More than a year ago, police announced that they had identified Welch as a person of interest in the long cold case that has haunted the region’s residents and shook the community’s sense of safety. He remains in a Delaware prison and officials say they will begin the extradition process immediately.
But Welch first came to the police’s attention just days after the girls were last seen at the mall. He told mall security that he saw the girls leaving the mall parking lot in a car with a man. He was given a polygraph test by investigators that showed he wasn’t telling the truth, according to court records.
In recent interviews with investigators, Welch has admitted that he left the mall with the girls in a car with his uncle, Richard Welch. He last saw them at his uncle’s house and said he saw his uncle sexually assaulting one of the girls. But he denied killing them, court documents say.
Welch’s past sex offenses often involved young girls and includes convictions in Virginia and South Carolina. He has been incarcerated since 1997 in Delaware for a similar offense.
Welch has family ties to the mountainous Virginia county and last fall police from Montgomery County partnered with investigators there to follow up on a tip from a Delaware inmate that Welch had kidnapped the girls and buried them on a family property in Virginia.
“We’re focused on uncovering every fact of this case.

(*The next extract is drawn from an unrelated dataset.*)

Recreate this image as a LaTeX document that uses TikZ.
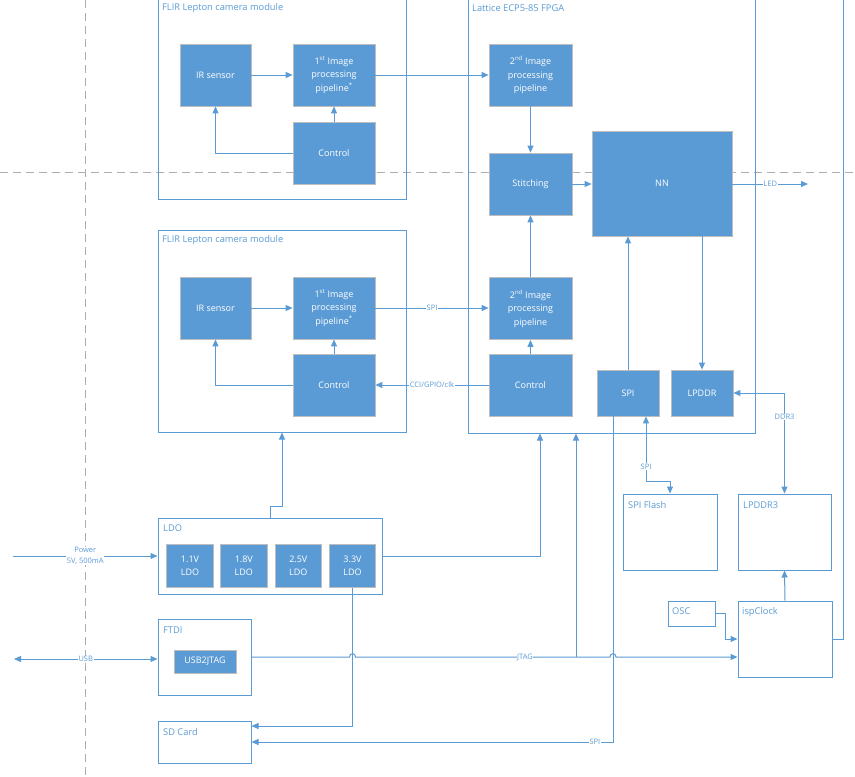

The Montgomery County police and all of our partners will work to hold every individual responsible who was involved with the abduction and murder of the Lyon sisters as well as the ongoing conspiracy to conceal these crimes,” says Manger.
Investigators have suggested repeatedly that multiple people were involved in the girls’ disappearance and deaths. Welch’s uncle, Richard Welch, was also identified as a person of interest but he has not been charged. And Richard Welch’s wife, Patricia Welch, of Hyattsville, was indicted on a perjury charge for lying to the special grand jury that was convened to assist investigators.
Officials are still evaluating whether to file any obstruction of justice charges as well, Krantz said.
In the meantime, prosecutors will transition to prepare for trial. McCarthy said that it will be a difficult case to prosecute without the girls’ remains or autopsy results, sources of critical information and evidence for homicides cases.
“You have to prove that they are in fact dead. And you have to prove the agent by which they died,” McCarthy said.
But he said the girls and their family will be key.
“We know what Katherine and Sheila were like, what fine young children they were,” McCarthy said. “These were wonderful, wonderful, naive beautiful children. That will help us.”